Nel 1929 i nuovi ricchi americani erano più innocenti e si buttavano dai grattacieli, come racconta la retorica della Grande Depressione. Adesso sono incarogniti e vogliono la vendetta contro chi pensano gli abbia tolto il sogno, e i soldi: lo Stato. Questo, più che la lunga storia di quei valori americani profondi, spiega la virulenza del movimento. Che ha molto in comune con il maccartismo dei primi Cinquanta. Come allora, una folla di politicanti si è associata, a caccia di voti, aumentando il momento politico del movimento. La sua crescita impetuosa non poteva non suggerire il bersaglio grosso: la Presidenza. I movimenti, negli Usa, catturano il momento ideologico e emozionale emergente molto più rapidamente dei partiti europei, più strutturati. Ma, al tempo stesso, mancano della forza conservativa che quei partiti hanno, purtroppo, anche di fronte a dure smentite politiche. Una cosa pare emergere dalla sconfitta di Romney: che il Tea Party, potente aggregatore di consensi, è diventato anche un potente repulsore. La scommessa di capitalizzare sul Tea Party, senza perdere verso altri settori, è stata perdente nonostante le condizioni paressero ottimali. L’uscita dalla crisi era stata debole. La politica di Obama era stata frenata da tabù, come l’avversione a deficit e debito pubblici, condivisi anche nel suo entourage. Lui stesso pareva aver perso il tocco magico del discorso mobilitante.

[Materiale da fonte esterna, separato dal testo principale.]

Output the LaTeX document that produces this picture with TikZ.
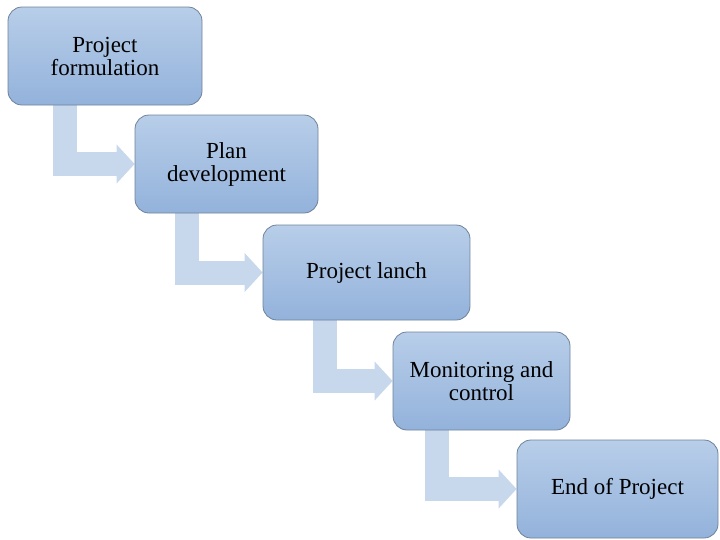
\documentclass[tikz,border=0pt]{standalone}
\usepackage{fontspec}
\setmainfont{Liberation Serif}
\usetikzlibrary{arrows.meta,backgrounds}
\definecolor{boxtop}{HTML}{B8CEE9}
\definecolor{boxbot}{HTML}{93B2DB}
\definecolor{boxline}{HTML}{6F8299}
\definecolor{arrowfill}{HTML}{C7D7EC}
\tikzset{
  stage/.style={rectangle, rounded corners=14pt, draw=boxline, line width=0.8pt,
    top color=boxtop, bottom color=boxbot, align=center,
    font=\fontsize{23}{23}\selectfont, inner sep=0pt},
  flow/.style={draw=arrowfill, line width=24pt, line join=miter,
    -{Triangle[length=18pt,width=38pt]}},
}
\begin{document}
\begin{tikzpicture}[x=1pt,y=-1pt]
\useasboundingbox (0,0) rectangle (720,539);
\node[stage, minimum width=194pt, minimum height=98pt] (b1) at (105,56) {Project\\formulation};
\node[stage, minimum width=183pt, minimum height=98pt] (b2) at (226.5,164) {Plan\\development};
\node[stage, minimum width=207pt, minimum height=95pt] (b3) at (366.5,272.5) {Project lanch};
\node[stage, minimum width=177pt, minimum height=98pt] (b4) at (481.5,381) {Monitoring and\\control};
\node[stage, minimum width=201pt, minimum height=98pt] (b5) at (617.5,489) {End of Project};
\begin{scope}[on background layer]
\draw[flow] ([xshift=57pt]b1.south west) |- (b2.west);
\draw[flow] ([xshift=52pt]b2.south west) |- (b3.west);
\draw[flow] ([xshift=62pt]b3.south west) |- (b4.west);
\draw[flow] ([xshift=44pt]b4.south west) |- (b5.west);
\end{scope}
\end{tikzpicture}
\end{document}
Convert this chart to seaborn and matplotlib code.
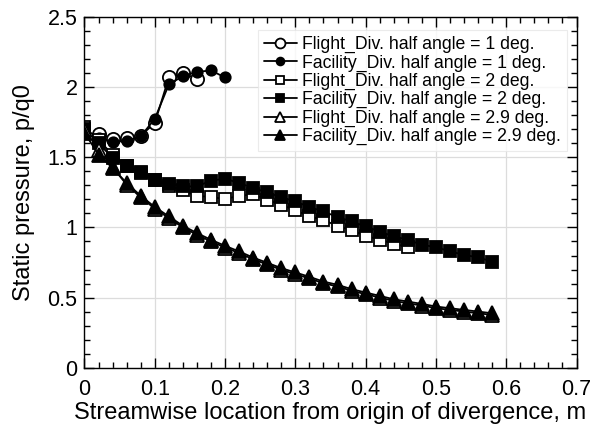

Una disgregazione dello schieramento che ha fallito l’attacco finale è molto probabile, data anche la debole strutturazione dei partiti americani. Qui si apre un’opportunità  di ridurre la presa ideologica del liberismo anarcoide estremo impersonato dal Tea Party. Negli stati industriali del Nord Mid-West è successo per esperienza diretta. Il difficile è farlo capire a settori più ampi. Solo la prova provata del consolidamento della ripresa può indebolirne la presa su elettori meno ideologizzati. Il presidente Obama deve assolutamente evitare il ‘precipizio fiscale’, cioè quella massa di tagli già  contrattati con i repubblicani che taglierebbero inevitabilmente le gambe a una ripresa ancora debole. Se vuole farsi ricordare per aver portato gli Usa fuori dalla crisi è necessario che il presidente smetta di ascoltare le colombe clintoniane. Questa è l’ultima trappola repubblicana.